De acordo com o artista, nas religiões afro-brasileiras, o fogo e a fumaça do incenso trazem limpeza e purificação espiritual: são gestos que criam um espaço de abrigo em meio às pequenas e extremas dificuldades do dia-a-dia, como a falta de proteção ao frio que pode levar à morte aqueles que não têm um teto. A delicadeza dos gestos desse corpo negro se opõe às representações estereotipadas––especialmente de marginalização e violência––que dominam o campo visual, por exemplo quando vemos retratados espaços como os das favelas brasileiras ou bairros segregados por raça nos Estados Unidos até meados do século 20. Ao invés de alimentar esses estereótipos, o corpo performático que aparece em God Bless You é corpo do sábio idoso, ou do sem-teto, que perambula pelas ruas das grandes cidades, quase sem ser notado, sem ser visto, ou escutado.

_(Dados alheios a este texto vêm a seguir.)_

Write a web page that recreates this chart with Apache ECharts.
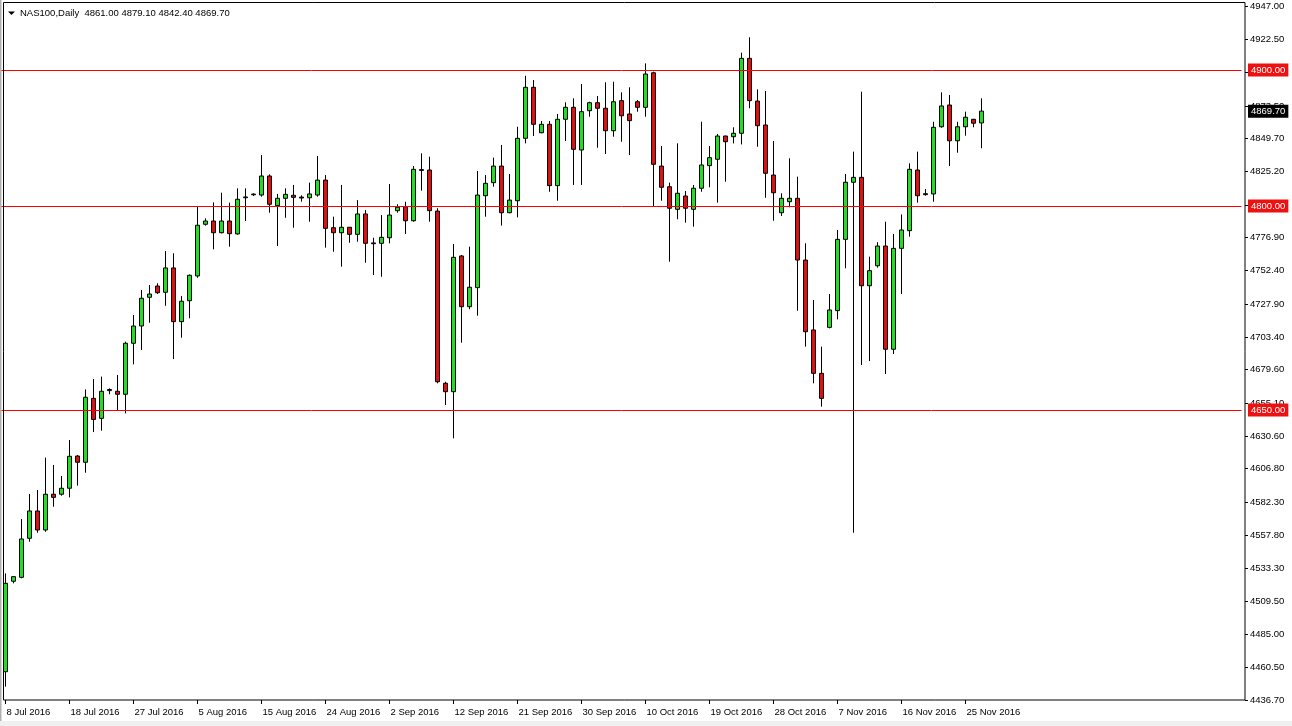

Há força e sabedoria na vulnerabilidade desse corpo que enfrenta e transcende obstáculos, seja o frio, ou a pobreza. São essas qualidades que criam um vínculo entre as vidas negras, ao redor do mundo, que continuam sendo constantemente atacadas. God Bless You passa a integrar o campo da visibilidade da diáspora africana: se torna uma imagem de cura, mas que também deseja se conectar à diversas vulnerabilidades através do Atlântico. Assim, o trabalho taciturno de Dalton Paula é como um grito silenciado contra o racismo e a xenofobia que têm servido de combustível para as ondas de extremismo político deste mundo. Para demolir esses muros aparentemente impenetráveis precisamos, sim, de muito fogo, mas talvez também seja preciso estarmos vulneráveis a verdadeiramente enxergar os outros e ouvir, com calma e cuidado, o que eles têm a dizer. Enquanto no Brasil grupos religiosos extremistas direcionam ódio e intolerância às práticas e religiões afro, o trabalho de Dalton nos aconselha compaixão. Seu andarilho silencioso nos oferece acolhimento e amparo, mas também nos convida a participar de um tipo “radical” de cura: a corajosa e persistente prática da diferença.